The Praktikum. I was accepted to have an apprenticeship with BASF Chemical Company, in Ludwigshafen, Germany. It’s the largest production site worldwide and the company’s global headquarters and research centre. I spoke no German, but then, I’ve survived in France and Switzerland without French, so why not? I’m convinced I’ll get by and will learn the language when I’m there. I was allocated in the Inorganic Department, producing and analysing some dyes. Herr (Mister) Raider provided me a name who was also working in the same building, but in a different laboratory. “He’ll help you get sorted,” he said. Hence, first thing in the morning, I knocked on Room 602 and a tall English man opened it, some parts of his white shirt still untucked from his trousers. “I am, indeed.” was his answer to my question and that hooked me! “Such an accent,” I thought. He helped me obtain my lab gown and safety goggles that morning and waited for me for lunch every day. “There’s your English man again,” my Laborant (laboratory technician) would say.
Hollywood.

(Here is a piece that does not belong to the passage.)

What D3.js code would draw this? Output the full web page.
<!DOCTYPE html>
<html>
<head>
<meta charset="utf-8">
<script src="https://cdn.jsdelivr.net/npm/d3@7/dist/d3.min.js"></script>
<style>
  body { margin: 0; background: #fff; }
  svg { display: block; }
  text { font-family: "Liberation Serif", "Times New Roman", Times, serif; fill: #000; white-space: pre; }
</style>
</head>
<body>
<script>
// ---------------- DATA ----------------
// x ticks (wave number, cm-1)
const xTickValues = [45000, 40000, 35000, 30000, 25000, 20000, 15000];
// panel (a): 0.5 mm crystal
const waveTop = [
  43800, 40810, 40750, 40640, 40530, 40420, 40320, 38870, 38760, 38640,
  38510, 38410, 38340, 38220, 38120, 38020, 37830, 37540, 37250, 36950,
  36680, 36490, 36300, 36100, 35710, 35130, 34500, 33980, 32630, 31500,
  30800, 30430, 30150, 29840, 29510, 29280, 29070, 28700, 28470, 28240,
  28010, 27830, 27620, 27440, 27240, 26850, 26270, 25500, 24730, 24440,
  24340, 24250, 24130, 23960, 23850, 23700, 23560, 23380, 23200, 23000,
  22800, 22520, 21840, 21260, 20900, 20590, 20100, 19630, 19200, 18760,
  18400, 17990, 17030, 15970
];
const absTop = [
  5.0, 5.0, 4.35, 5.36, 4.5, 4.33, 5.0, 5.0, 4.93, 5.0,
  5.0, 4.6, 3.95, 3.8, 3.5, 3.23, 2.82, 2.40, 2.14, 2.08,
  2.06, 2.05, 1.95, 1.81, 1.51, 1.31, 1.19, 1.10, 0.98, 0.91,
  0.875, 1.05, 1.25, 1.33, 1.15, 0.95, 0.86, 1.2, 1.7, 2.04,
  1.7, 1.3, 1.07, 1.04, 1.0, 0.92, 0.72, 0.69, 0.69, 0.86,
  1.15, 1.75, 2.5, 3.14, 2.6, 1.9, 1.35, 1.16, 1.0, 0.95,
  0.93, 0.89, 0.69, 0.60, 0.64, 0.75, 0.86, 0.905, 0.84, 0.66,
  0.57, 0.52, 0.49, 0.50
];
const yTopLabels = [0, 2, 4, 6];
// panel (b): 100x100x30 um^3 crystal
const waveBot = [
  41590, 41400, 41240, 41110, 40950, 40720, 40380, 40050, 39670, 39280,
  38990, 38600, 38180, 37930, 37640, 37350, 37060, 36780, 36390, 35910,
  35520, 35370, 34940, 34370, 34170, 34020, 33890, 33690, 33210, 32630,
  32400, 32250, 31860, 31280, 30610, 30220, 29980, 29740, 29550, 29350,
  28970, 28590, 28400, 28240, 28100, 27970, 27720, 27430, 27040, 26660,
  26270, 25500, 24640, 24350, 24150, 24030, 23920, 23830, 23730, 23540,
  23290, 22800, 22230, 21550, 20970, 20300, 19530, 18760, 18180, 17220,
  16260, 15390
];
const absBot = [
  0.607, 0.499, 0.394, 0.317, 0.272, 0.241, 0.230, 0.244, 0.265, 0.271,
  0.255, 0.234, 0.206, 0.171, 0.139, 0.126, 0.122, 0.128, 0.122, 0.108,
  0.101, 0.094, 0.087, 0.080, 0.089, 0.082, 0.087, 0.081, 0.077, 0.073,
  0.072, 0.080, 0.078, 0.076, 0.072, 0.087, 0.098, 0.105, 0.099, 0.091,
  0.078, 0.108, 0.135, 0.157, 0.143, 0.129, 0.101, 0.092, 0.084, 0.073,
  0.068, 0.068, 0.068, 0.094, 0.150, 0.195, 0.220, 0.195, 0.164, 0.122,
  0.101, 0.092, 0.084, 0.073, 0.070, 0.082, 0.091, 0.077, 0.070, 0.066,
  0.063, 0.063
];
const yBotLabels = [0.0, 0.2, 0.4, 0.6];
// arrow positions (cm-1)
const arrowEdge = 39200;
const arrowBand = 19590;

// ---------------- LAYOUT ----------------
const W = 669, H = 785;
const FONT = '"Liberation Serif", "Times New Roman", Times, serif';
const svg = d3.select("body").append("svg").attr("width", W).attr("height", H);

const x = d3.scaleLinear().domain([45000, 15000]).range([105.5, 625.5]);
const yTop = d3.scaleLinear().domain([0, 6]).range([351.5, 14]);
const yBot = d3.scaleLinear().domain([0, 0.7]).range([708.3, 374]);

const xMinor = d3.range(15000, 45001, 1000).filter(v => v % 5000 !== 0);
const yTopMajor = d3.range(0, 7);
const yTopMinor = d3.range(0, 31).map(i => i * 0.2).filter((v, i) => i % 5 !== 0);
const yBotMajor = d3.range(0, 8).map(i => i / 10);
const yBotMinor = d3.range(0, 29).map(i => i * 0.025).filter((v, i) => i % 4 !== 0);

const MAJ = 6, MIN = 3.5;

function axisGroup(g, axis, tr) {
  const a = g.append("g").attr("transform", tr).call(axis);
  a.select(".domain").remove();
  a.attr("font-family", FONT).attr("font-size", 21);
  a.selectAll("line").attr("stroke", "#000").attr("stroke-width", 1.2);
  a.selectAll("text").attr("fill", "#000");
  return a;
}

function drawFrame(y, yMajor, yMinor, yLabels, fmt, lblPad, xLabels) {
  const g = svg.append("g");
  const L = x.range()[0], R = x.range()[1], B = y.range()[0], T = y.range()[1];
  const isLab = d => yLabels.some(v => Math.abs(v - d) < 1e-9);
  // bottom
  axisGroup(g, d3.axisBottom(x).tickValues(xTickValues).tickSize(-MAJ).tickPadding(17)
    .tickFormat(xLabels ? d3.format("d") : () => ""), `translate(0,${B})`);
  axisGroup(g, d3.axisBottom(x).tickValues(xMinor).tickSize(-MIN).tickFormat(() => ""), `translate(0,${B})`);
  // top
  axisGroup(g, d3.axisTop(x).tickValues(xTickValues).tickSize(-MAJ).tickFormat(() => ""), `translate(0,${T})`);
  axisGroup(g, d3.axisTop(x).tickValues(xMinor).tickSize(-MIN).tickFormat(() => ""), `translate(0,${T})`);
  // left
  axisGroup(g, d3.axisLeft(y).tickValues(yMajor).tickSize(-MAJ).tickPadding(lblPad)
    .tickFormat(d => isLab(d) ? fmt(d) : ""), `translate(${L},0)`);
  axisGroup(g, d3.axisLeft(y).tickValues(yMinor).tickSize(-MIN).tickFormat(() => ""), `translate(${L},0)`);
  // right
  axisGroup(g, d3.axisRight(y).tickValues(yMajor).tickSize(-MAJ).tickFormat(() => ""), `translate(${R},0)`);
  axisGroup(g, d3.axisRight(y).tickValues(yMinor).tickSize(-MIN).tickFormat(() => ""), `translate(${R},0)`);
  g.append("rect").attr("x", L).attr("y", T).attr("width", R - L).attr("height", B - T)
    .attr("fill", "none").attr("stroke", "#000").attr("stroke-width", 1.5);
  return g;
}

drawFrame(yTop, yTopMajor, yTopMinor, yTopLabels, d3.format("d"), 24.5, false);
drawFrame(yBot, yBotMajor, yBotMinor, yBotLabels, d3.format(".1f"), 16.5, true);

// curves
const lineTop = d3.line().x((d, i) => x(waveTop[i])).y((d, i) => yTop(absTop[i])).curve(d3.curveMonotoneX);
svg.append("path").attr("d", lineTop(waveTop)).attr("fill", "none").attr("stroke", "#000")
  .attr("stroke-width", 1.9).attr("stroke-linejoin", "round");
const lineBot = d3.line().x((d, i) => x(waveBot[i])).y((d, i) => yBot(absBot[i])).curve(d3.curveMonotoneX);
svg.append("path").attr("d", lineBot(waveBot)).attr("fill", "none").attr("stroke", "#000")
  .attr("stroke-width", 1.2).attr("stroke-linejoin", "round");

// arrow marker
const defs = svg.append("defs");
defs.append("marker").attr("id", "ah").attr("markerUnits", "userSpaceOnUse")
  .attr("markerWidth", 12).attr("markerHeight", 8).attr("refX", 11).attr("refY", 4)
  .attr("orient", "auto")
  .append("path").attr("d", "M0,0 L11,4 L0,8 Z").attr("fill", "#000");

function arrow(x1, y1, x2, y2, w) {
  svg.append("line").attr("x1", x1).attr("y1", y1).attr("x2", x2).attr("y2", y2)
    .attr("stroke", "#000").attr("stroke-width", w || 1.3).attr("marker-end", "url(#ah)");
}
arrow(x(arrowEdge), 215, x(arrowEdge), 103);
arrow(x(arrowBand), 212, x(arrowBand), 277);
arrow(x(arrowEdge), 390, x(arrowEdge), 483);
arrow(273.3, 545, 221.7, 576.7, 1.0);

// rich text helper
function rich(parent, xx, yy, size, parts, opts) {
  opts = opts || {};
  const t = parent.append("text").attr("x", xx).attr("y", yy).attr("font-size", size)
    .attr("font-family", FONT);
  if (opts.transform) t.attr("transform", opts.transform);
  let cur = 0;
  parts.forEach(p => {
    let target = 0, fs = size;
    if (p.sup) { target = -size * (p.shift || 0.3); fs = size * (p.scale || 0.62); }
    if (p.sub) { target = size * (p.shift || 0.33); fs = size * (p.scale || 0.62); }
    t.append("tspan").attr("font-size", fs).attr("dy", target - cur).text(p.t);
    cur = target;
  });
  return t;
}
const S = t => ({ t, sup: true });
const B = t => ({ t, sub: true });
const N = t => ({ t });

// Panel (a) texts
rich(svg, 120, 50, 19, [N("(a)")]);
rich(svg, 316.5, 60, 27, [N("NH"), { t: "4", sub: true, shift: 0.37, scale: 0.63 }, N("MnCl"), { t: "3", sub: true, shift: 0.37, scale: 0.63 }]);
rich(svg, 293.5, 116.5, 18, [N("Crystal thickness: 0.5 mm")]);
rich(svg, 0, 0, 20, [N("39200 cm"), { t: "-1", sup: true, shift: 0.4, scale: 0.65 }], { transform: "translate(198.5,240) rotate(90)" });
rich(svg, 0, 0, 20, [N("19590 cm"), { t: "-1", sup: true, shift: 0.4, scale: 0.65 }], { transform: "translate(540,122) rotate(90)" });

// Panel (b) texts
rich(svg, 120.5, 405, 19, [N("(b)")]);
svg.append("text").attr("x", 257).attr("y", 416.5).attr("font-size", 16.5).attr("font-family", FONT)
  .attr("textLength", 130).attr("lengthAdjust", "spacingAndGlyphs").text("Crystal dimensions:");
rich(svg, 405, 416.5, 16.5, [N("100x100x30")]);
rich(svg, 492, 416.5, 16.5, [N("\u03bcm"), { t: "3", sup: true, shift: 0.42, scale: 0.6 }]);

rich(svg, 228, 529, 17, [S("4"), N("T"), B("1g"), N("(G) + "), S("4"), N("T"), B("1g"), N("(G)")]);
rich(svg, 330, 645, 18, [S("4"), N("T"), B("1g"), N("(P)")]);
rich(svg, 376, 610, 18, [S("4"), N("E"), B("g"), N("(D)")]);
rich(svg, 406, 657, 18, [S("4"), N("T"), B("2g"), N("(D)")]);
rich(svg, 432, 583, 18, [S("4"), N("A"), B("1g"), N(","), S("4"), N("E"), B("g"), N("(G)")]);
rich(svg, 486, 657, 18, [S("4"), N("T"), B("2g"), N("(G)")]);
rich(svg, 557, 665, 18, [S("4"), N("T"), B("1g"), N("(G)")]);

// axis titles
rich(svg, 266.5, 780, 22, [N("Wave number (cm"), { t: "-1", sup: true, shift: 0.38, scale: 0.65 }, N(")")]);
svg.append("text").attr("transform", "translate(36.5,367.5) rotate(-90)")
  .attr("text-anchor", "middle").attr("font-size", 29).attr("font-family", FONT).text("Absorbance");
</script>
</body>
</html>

After the apprenticeship, I decided to stay with my father in Los Angeles, California. The Griffith Park Observatory was my favourite place. Perched atop a lofty hillside overlooking all of Los Angeles, you could see the “Hollywood” sign and few more stunning views. My English man visited me that summer and we went to see the astonishing Grand Canyon. Such an imposing landscape! It overwhelmed our senses through its colossal size. After that, we had to part ways again. He was accepted to do a PhD in the UK and I went back to the Philippines.
The EDSA Revolution of 1986. I was part of the crowd – a bizarre mixture of people coming and going in every direction, military tanks and cannons with their soldiers greeted with flowers and food, burning tires, activist flags and streamers, vendors selling their wares, vehicles parked everywhere and some beeping their horns, portable radios, foreign correspondents and religious altars. Strangers flashed wide grins at each other. People were marching, praying, crying and singing all at the same time. It was one of nonviolent protests that led to the departure of the then President Marcos and the re-establishment of the country’s democracy. I was there. I wanted to make a difference. I was part of that history.
I am not a writer. I don’t have a cause. I’m more of a traveller, a curious one and one who believes that every adventure is worth having. My journey continues. At 54, I’m happily married to my English man, a proud Mum to our 22-year old son who is doing his Master’s in one of the prestigious universities in the UK, and living in our gemütlich (comfortable) house in sunny Bavaria, surrounded by flowers, herbs, grapes and apple trees. I couldn’t ask for more. I am not a writer. But I believe that there’s a book in every one of us. I hope to write mine one day.
“I wandered everywhere, through cities and countries wide. And everywhere I went, the world was on my side.”